Multiple right-hand sides#

The same factorized rectangular solver can be reused for a matrix of right-hand sides. The input has shape (m, nrhs) and the solution has shape (n, nrhs).

x_other = np.array([1.0, 0.0, -0.5, 1.5, 0.25], dtype=np.float32)
B_np = np.stack([b_np, A_sp @ x_other], axis=1)
B = mx.array(B_np)

X = qr.solve(B)
mx.eval(X)

X_ref = np.linalg.lstsq(A_sp.toarray(), B_np, rcond=None)[0]
rel_X = np.linalg.norm(np.array(X) - X_ref) / np.linalg.norm(X_ref)
col_residuals = [
    np.linalg.norm(A_sp @ np.array(X)[:, k] - B_np[:, k]) / np.linalg.norm(B_np[:, k])
    for k in range(B_np.shape[1])
]

print(f"input RHS shape={B.shape}, solution shape={X.shape}")
print(f"matrix RHS rel_error={rel_X:.2e}")
print("column residuals:", [f"{r:.2e}" for r in col_residuals])

input RHS shape=(12, 2), solution shape=(5, 2)
matrix RHS rel_error=1.18e-07
column residuals: ['8.12e-03', '1.80e-07']

Auto method#

method="auto" chooses LU for square matrices and QR for rectangular matrices. For least-squares workloads this gives a conservative default while still allowing explicit cholesky_ata when you want that tradeoff.

auto = linalg.factorized(A, method="auto")
x_auto = auto.solve(b)
mx.eval(x_auto)

rel_auto = np.linalg.norm(np.array(x_auto) - np.array(x_qr)) / np.linalg.norm(np.array(x_qr))
print(f"auto backend={auto.backend}, method={auto.method}")
print(f"auto vs explicit QR rel_diff={rel_auto:.2e}")

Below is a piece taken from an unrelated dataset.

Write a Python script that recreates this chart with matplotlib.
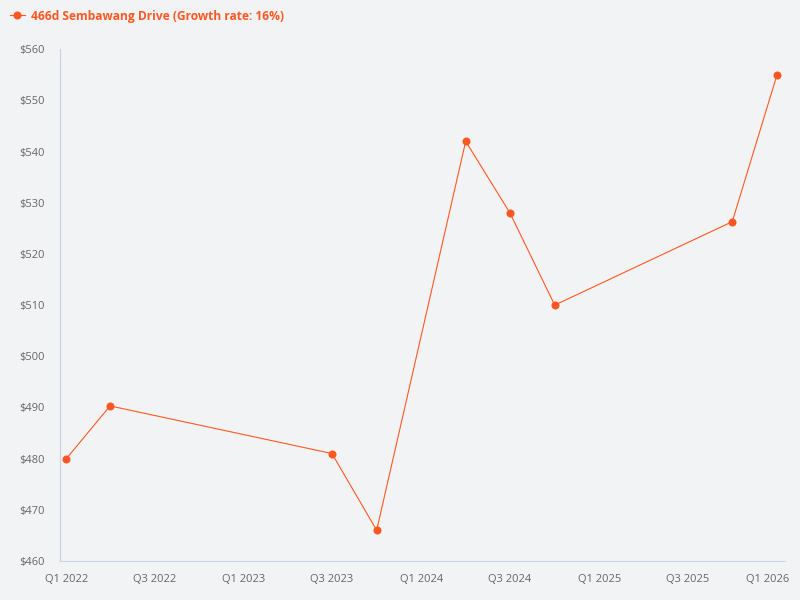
import matplotlib
matplotlib.use("Agg")
import matplotlib.pyplot as plt
from matplotlib.lines import Line2D
import matplotlib.transforms as mtransforms
import datetime as dt

# Data
dates = ["2022-01-01", "2022-04-01", "2023-07-01", "2023-10-01", "2024-04-01",
         "2024-07-01", "2024-10-01", "2025-10-01", "2026-01-01"]
prices = [480, 490.3, 481, 466, 542, 528, 510, 526.3, 555]
series_name = "466d Sembawang Drive (Growth rate: 16%)"
tick_dates = ["2022-01-01", "2022-07-01", "2023-01-01", "2023-07-01", "2024-01-01",
              "2024-07-01", "2025-01-01", "2025-07-01", "2026-01-01"]
tick_labels = ["Q1 2022", "Q3 2022", "Q1 2023", "Q3 2023", "Q1 2024",
               "Q3 2024", "Q1 2025", "Q3 2025", "Q1 2026"]
y_ticks = list(range(460, 561, 10))

plt.rcParams['font.family'] = ['Open Sans', 'DejaVu Sans']

bg = '#f2f3f5'
orange = '#ff5722'
xd = [dt.datetime.fromisoformat(d) for d in dates]
td = [dt.datetime.fromisoformat(d) for d in tick_dates]

fig = plt.figure(figsize=(8, 6), dpi=100, facecolor=bg)
ax = fig.add_axes([0.075, 0.065, 0.906, 0.853], facecolor=bg)

ax.plot(xd, prices, color=orange, lw=0.8, marker='o', markersize=5.8,
        markeredgewidth=0, zorder=3)

ax.set_ylim(460, 560)
ax.set_xlim(dt.datetime(2021, 12, 19), dt.datetime(2026, 1, 17))
ax.set_yticks(y_ticks)
ax.set_yticklabels([f"${v}" for v in y_ticks])
ax.set_xticks(td)
ax.set_xticklabels(tick_labels)

for s in ['top', 'right']:
    ax.spines[s].set_visible(False)
ax.spines['left'].set_color('#c8d0dc')
ax.spines['bottom'].set_color('#ccd6eb')
ax.spines['left'].set_linewidth(0.8)
ax.spines['bottom'].set_linewidth(0.8)
ax.tick_params(axis='both', length=0, labelsize=8, colors='#666666')
ax.tick_params(axis='x', pad=9)
ax.tick_params(axis='y', pad=11)
labels = ax.get_xticklabels()
offset = mtransforms.ScaledTranslation(-6.5/72, 0, fig.dpi_scale_trans)
labels[-1].set_transform(labels[-1].get_transform() + offset)

handle = Line2D([0], [0], color=orange, lw=0.8, marker='o', markersize=5.8,
                markeredgewidth=0)
leg = fig.legend([handle], [series_name], loc='upper left',
                 bbox_to_anchor=(0.0, 1.0), frameon=False, handlelength=1.3,
                 handletextpad=0.5, borderaxespad=0.4,
                 prop={'weight': 'bold', 'size': 8.65})
for t in leg.get_texts():
    t.set_color(orange)

fig.savefig("out.png", dpi=100, facecolor=bg)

auto backend=accelerate, method=qr
auto vs explicit QR rel_diff=0.00e+00

For large rectangular systems, compare QR and Cholesky-at-A on your matrix family. QR is usually the safer numerical default, Cholesky-at-A can be useful when the system is well conditioned and repeated solves dominate the workload.